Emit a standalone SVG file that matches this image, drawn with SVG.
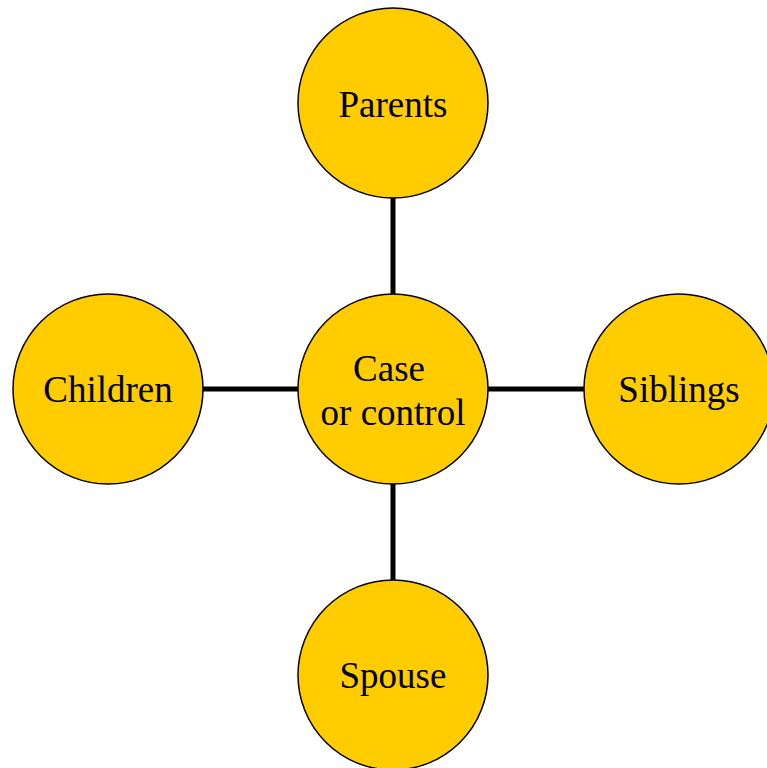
<svg xmlns="http://www.w3.org/2000/svg" width="767" height="768" viewBox="0 0 767 768">
<style>
.node{fill:#FFCC00;stroke:#000;stroke-width:1.5}
.lbl{font-family:"Liberation Serif","Times New Roman",serif;font-size:37px;fill:#000;text-anchor:middle}
.conn{stroke:#000;stroke-width:5;fill:none}
</style>
<rect width="767" height="768" fill="#fff"/>
<g id="connectors">
<line class="conn" x1="393" y1="197" x2="393" y2="295"/>
<line class="conn" x1="393" y1="483" x2="393" y2="581"/>
<line class="conn" x1="201" y1="389" x2="298" y2="389"/>
<line class="conn" x1="488" y1="389" x2="585" y2="389"/>
</g>
<g id="parents">
<circle class="node" cx="393" cy="103" r="95"/>
<text class="lbl" x="393" y="117">Parents</text>
</g>
<g id="case">
<circle class="node" cx="393" cy="389" r="95"/>
<text class="lbl" x="389" y="381">Case</text>
<text class="lbl" x="393" y="425">or control</text>
</g>
<g id="children">
<circle class="node" cx="108" cy="389" r="95"/>
<text class="lbl" x="108" y="402">Children</text>
</g>
<g id="siblings">
<circle class="node" cx="679" cy="389" r="95"/>
<text class="lbl" x="679" y="402">Siblings</text>
</g>
<g id="spouse">
<circle class="node" cx="393" cy="675" r="95"/>
<text class="lbl" x="393" y="688">Spouse</text>
</g>
</svg>
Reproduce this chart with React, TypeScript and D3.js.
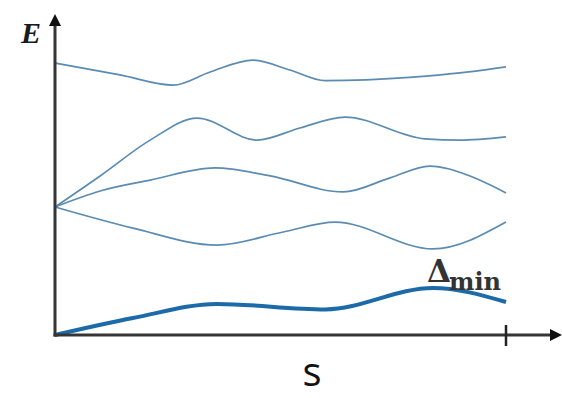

## [Aim]
With the pictures left out, transcribe the material exactly.

## [Finished answer]
Emit a standalone SVG file that matches this image, drawn with SVG.
<svg xmlns="http://www.w3.org/2000/svg" width="767" height="768" viewBox="0 0 767 768">
<style>
.node{fill:#FFCC00;stroke:#000;stroke-width:1.5}
.lbl{font-family:"Liberation Serif","Times New Roman",serif;font-size:37px;fill:#000;text-anchor:middle}
.conn{stroke:#000;stroke-width:5;fill:none}
</style>
<rect width="767" height="768" fill="#fff"/>
<g id="connectors">
<line class="conn" x1="393" y1="197" x2="393" y2="295"/>
<line class="conn" x1="393" y1="483" x2="393" y2="581"/>
<line class="conn" x1="201" y1="389" x2="298" y2="389"/>
<line class="conn" x1="488" y1="389" x2="585" y2="389"/>
</g>
<g id="parents">
<circle class="node" cx="393" cy="103" r="95"/>
<text class="lbl" x="393" y="117">Parents</text>
</g>
<g id="case">
<circle class="node" cx="393" cy="389" r="95"/>
<text class="lbl" x="389" y="381">Case</text>
<text class="lbl" x="393" y="425">or control</text>
</g>
<g id="children">
<circle class="node" cx="108" cy="389" r="95"/>
<text class="lbl" x="108" y="402">Children</text>
</g>
<g id="siblings">
<circle class="node" cx="679" cy="389" r="95"/>
<text class="lbl" x="679" y="402">Siblings</text>
</g>
<g id="spouse">
<circle class="node" cx="393" cy="675" r="95"/>
<text class="lbl" x="393" y="688">Spouse</text>
</g>
</svg>
Reproduce this chart with React, TypeScript and D3.js.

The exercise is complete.